HOT3
- Country: Israel
- Broadcast area: Israel

Programming
- Language: Hebrew
- Picture format: 576i (16:9 SDTV) 1080i (HDTV)

Ownership
- Owner: HOT

History
- Launched: 1989; 37 years ago
- Former names: Arutz HaMishpaha (The Family Channel; 1989–1994) Arutz 3 (Channel 3; 1994–March 2004)

Links
- Website: www.hot.net.il/HOT.aspx (defunct)(in Hebrew)

= Hot 3 =

Israeli television channel of HOT

Hot 3 (styled as HOT3; הוט 3; also available in HD as HOT3 HD) is an Israeli television channel of the cable television company HOT. First introduced as The Family Channel in the early 1990s and later simply as Channel 3, it was one of the first exclusive channels of regulated cable television in Israel.

==History==
The channel was founded by Udi Miron in 1989 together with the establishment of ICP (Israel Cable Programming), and was one of the first cable channels in Israel with their launch in 1990.

At first the channel's program schedule mostly included dramas, some American shows from the past (Soap, All in the family), soap operas such as The Young and the Restless, and a few experimental original productions.

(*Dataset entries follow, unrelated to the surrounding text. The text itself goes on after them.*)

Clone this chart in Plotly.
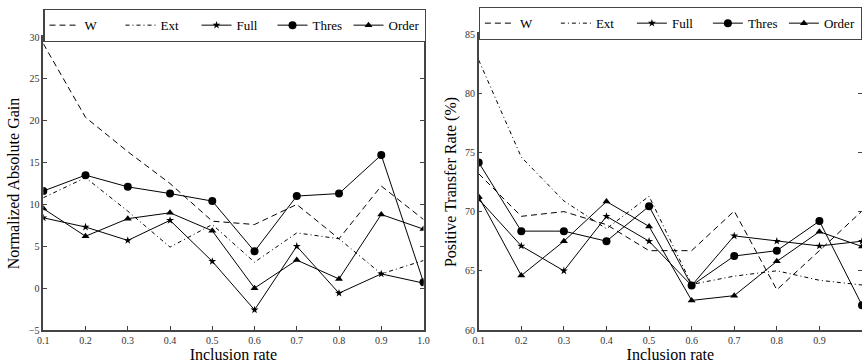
import plotly.graph_objects as go

# Inclusion rates on the x axis
rates = [0.1, 0.2, 0.3, 0.4, 0.5, 0.6, 0.7, 0.8, 0.9, 1.0]
rate_ticks = ["0.1", "0.2", "0.3", "0.4", "0.5", "0.6", "0.7", "0.8", "0.9", "1.0"]

# Normalized absolute gain per method
gain_w = [29.2, 20.4, 16.3, 12.5, 8.0, 7.6, 10.0, 5.9, 12.2, 8.2]
gain_ext = [10.8, 13.2, 9.2, 4.9, 7.6, 3.1, 6.6, 5.9, 1.7, 3.3]
gain_full = [8.4, 7.3, 5.7, 8.1, 3.2, -2.6, 5.0, -0.6, 1.7, 0.6]
gain_thres = [11.6, 13.5, 12.1, 11.3, 10.4, 4.4, 11.0, 11.3, 15.9, 0.7]
gain_order = [9.5, 6.2, 8.3, 9.0, 6.85, 0.0, 3.35, 1.1, 8.8, 7.05]

# Positive transfer rate (%) per method
ptr_w = [73.2, 69.6, 70.0, 68.9, 66.7, 66.7, 70.05, 63.4, 66.7, 70.05]
ptr_ext = [82.8, 74.6, 70.9, 68.55, 71.3, 63.85, 64.55, 65.0, 64.2, 63.8]
ptr_full = [71.05, 67.1, 65.0, 69.6, 67.5, 63.75, 67.95, 67.5, 67.1, 67.5]
ptr_thres = [74.15, 68.35, 68.35, 67.5, 70.45, 63.75, 66.25, 66.7, 69.2, 62.1]
ptr_order = [71.25, 64.6, 67.5, 70.85, 68.75, 62.5, 62.9, 65.8, 68.3, 67.05]

gain_ticks = [-5, 0, 5, 10, 15, 20, 25, 30]
ptr_ticks = [60, 65, 70, 75, 80, 85]

W_PX, H_PX = 862, 363
FONT = "Liberation Serif"
INK = "black"
FRAME = "#444444"

styles = {
    "W": dict(mode="lines", line=dict(color=INK, width=1, dash="6px,4px")),
    "Ext": dict(mode="lines", line=dict(color=INK, width=1, dash="4px,3px,1px,3px")),
    "Full": dict(mode="lines+markers", line=dict(color=INK, width=1),
                 marker=dict(symbol="star", size=6, color=INK)),
    "Thres": dict(mode="lines+markers", line=dict(color=INK, width=1),
                  marker=dict(symbol="circle", size=8, color=INK)),
    "Order": dict(mode="lines+markers", line=dict(color=INK, width=1),
                  marker=dict(symbol="triangle-up", size=7, color=INK)),
}

fig = go.Figure()

left = [("W", gain_w), ("Ext", gain_ext), ("Full", gain_full),
        ("Thres", gain_thres), ("Order", gain_order)]
right = [("W", ptr_w), ("Ext", ptr_ext), ("Full", ptr_full),
         ("Thres", ptr_thres), ("Order", ptr_order)]

for name, vals in left:
    fig.add_trace(go.Scatter(x=rates, y=vals, name=name, xaxis="x", yaxis="y",
                             legend="legend", cliponaxis=True, **styles[name]))
for name, vals in right:
    fig.add_trace(go.Scatter(x=rates, y=vals, name=name, xaxis="x2", yaxis="y2",
                             legend="legend2", cliponaxis=True, **styles[name]))


def px_x(p):
    return p / W_PX


def px_y(p):
    return 1 - p / H_PX


axis_common = dict(
    showline=True, linecolor=FRAME, linewidth=1.5, mirror="ticks",
    ticks="inside", ticklen=4, tickcolor=FRAME, tickwidth=1,
    showgrid=False, zeroline=False, automargin=False,
    tickfont=dict(family=FONT, size=10, color="#333333"),
)

legend_common = dict(
    orientation="h", xanchor="left", yanchor="top",
    bgcolor="white", bordercolor=FRAME, borderwidth=1.2,
    font=dict(family=FONT, size=13, color=INK),
    itemwidth=30, entrywidth=31, tracegroupgap=0,
)

fig.update_layout(
    width=W_PX, height=H_PX,
    margin=dict(l=0, r=0, t=0, b=0, autoexpand=False),
    paper_bgcolor="white", plot_bgcolor="white",
    font=dict(family=FONT, color=INK),
    xaxis=dict(domain=[px_x(43.3), px_x(423.5)], range=[0.1, 1.0], anchor="y",
               tickvals=rates, ticktext=rate_ticks,
               title=dict(text="Inclusion rate", font=dict(family=FONT, size=16), standoff=2),
               **axis_common),
    yaxis=dict(domain=[px_y(330), px_y(37)], range=[-5, 30], anchor="x",
               tickvals=gain_ticks,
               title=dict(text="Normalized Absolute Gain", font=dict(family=FONT, size=16), standoff=5),
               **axis_common),
    xaxis2=dict(domain=[px_x(478.7), 1.0], range=[0.1, 1.0], anchor="y2",
                tickvals=rates, ticktext=rate_ticks,
                title=dict(text="Inclusion rate", font=dict(family=FONT, size=16), standoff=2),
                **axis_common),
    yaxis2=dict(domain=[px_y(330), px_y(34)], range=[60, 85], anchor="x2",
                tickvals=ptr_ticks,
                title=dict(text="Positive Transfer Rate (%)", font=dict(family=FONT, size=16), standoff=4),
                **axis_common),
    legend=dict(x=px_x(43.3), y=px_y(9), **legend_common),
    legend2=dict(x=px_x(478.7), y=px_y(7), **legend_common),
)

fig.write_html("out.html")
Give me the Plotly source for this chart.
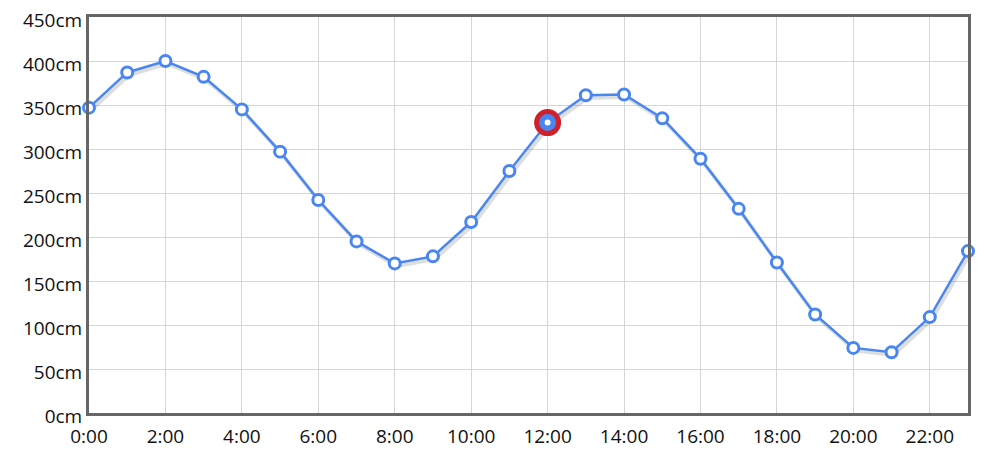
import plotly.graph_objects as go

hours = list(range(24))
hour_labels = [f"{h}:00" for h in hours]
levels = [347, 387, 400, 382, 345, 297, 242, 195, 170, 178, 217, 275,
          330, 361, 362, 335, 289, 232, 171, 112, 74, 69, 109, 184]
highlight_hour = 12

y_ticks = list(range(0, 451, 50))
y_tick_labels = [f"{v}cm" for v in y_ticks]
x_ticks = list(range(0, 23, 2))
x_tick_labels = [f"{h}:00" for h in x_ticks]

blue = "#4a86f0"
fig = go.Figure()

# soft shadow under the line
fig.add_trace(go.Scatter(
    x=[h + 0.05 for h in hours], y=[v - 3 for v in levels], mode="lines",
    line=dict(color="rgba(0,0,0,0.13)", width=4), hoverinfo="skip", showlegend=False))

fig.add_trace(go.Scatter(
    x=hours, y=levels, mode="lines+markers",
    line=dict(color=blue, width=2.5),
    marker=dict(size=11, color="white", line=dict(color=blue, width=3)),
    showlegend=False, cliponaxis=False))

# highlighted point
hi = hours.index(highlight_hour)
fig.add_trace(go.Scatter(
    x=[hours[hi]], y=[levels[hi]], mode="markers",
    marker=dict(size=22, color=blue, line=dict(color="#d0202a", width=5)),
    showlegend=False, cliponaxis=False))
fig.add_trace(go.Scatter(
    x=[hours[hi]], y=[levels[hi]], mode="markers",
    marker=dict(size=8, color="white", line=dict(color=blue, width=2)),
    showlegend=False, cliponaxis=False))

axis_common = dict(showline=True, linecolor="#666666", linewidth=3, mirror=True,
                   showgrid=True, gridcolor="#d6d6d6", gridwidth=1, zeroline=False,
                   ticks="", ticklabeloverflow="allow",
                   tickfont=dict(family="Open Sans, Noto Sans, sans-serif", size=19, color="#111"))

fig.update_xaxes(range=[0, 23], tickvals=x_ticks, ticktext=x_tick_labels,
                 ticklabelstandoff=4, **axis_common)
fig.update_yaxes(range=[0, 450], tickvals=y_ticks, ticktext=y_tick_labels,
                 ticklabelshift=3, **axis_common)

fig.update_layout(
    width=992, height=450,
    margin=dict(l=81, r=32, t=9, b=45, autoexpand=False),
    paper_bgcolor="white", plot_bgcolor="white",
    showlegend=False,
)

fig.write_html("out.html")
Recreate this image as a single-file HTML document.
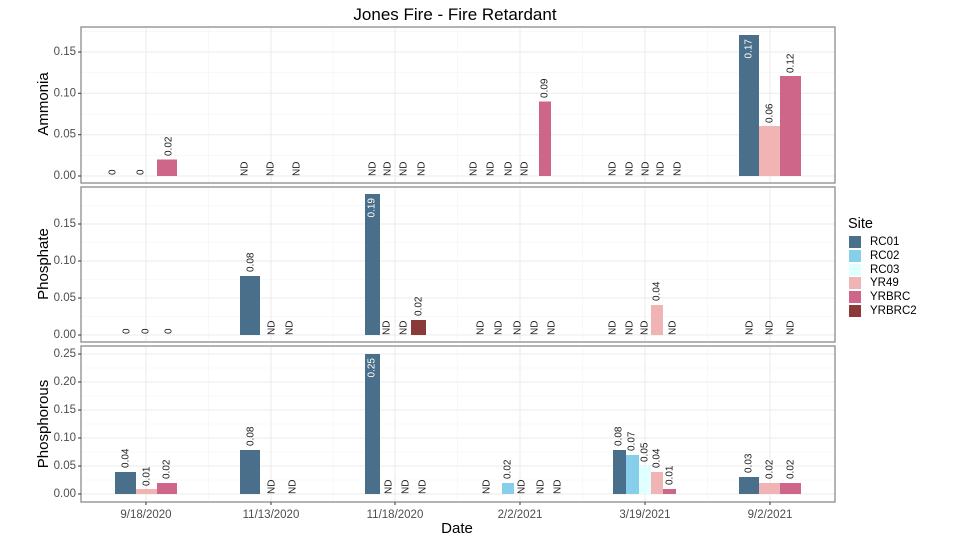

Within a few years, the channel became the Israeli home of many successful television shows from America and other countries, adding the tag line "The best shows in the world". However, in 2002 the channel lost this privilege due to a financial dispute with Warner Bros. Television Studios, its main source, and could not continue to air content distributed by Warner. This resulted in Channel 3 losing shows such as Friends, ER, The Sopranos and The West Wing, which were soon purchased by other Israeli channels.

Since then the channel has added more and more original content while continuing to air non-Warner purchased shows. The channel's name was changed to "Hot 3" in 2004, not long after the three Israeli cable companies united and binder the name Hot.

To date, the longest-running original show on the channel was Good Evening with Guy Pines, a televised entertainment magazine hosted by Guy Pines, covering stories from Israel and the world. This show aired at least 4 times a week for 13 seasons between 1997 and 2010, and an earlier version was the Israeli Entertainment Tonight, also hosted by Pines which aired from 1994 to 1996. Good Evening with Guy Pines moved to Channel 10 in 2010.

===Rebranding===
Having produced, in January 2009, the first ever Israeli original drama to be shot in high definition (Pillars of Smoke (Timrot Ashan)), it launched Hot 3 HD in January 2010, providing a high definition simulcast of Hot 3.

In October 2011, after 20 years of broadcasting in fullscreen 4:3 aspect ratio, the original SDTV channel was transferred to a widescreen 16:9 aspect ratio broadcast, with accordance to most of its content.

As of an edit in 2017, many (but not all) of the channel's external acquisitions had moved to HOT HBO, making room in the schedule for Hot 3 to air original and reality dramas.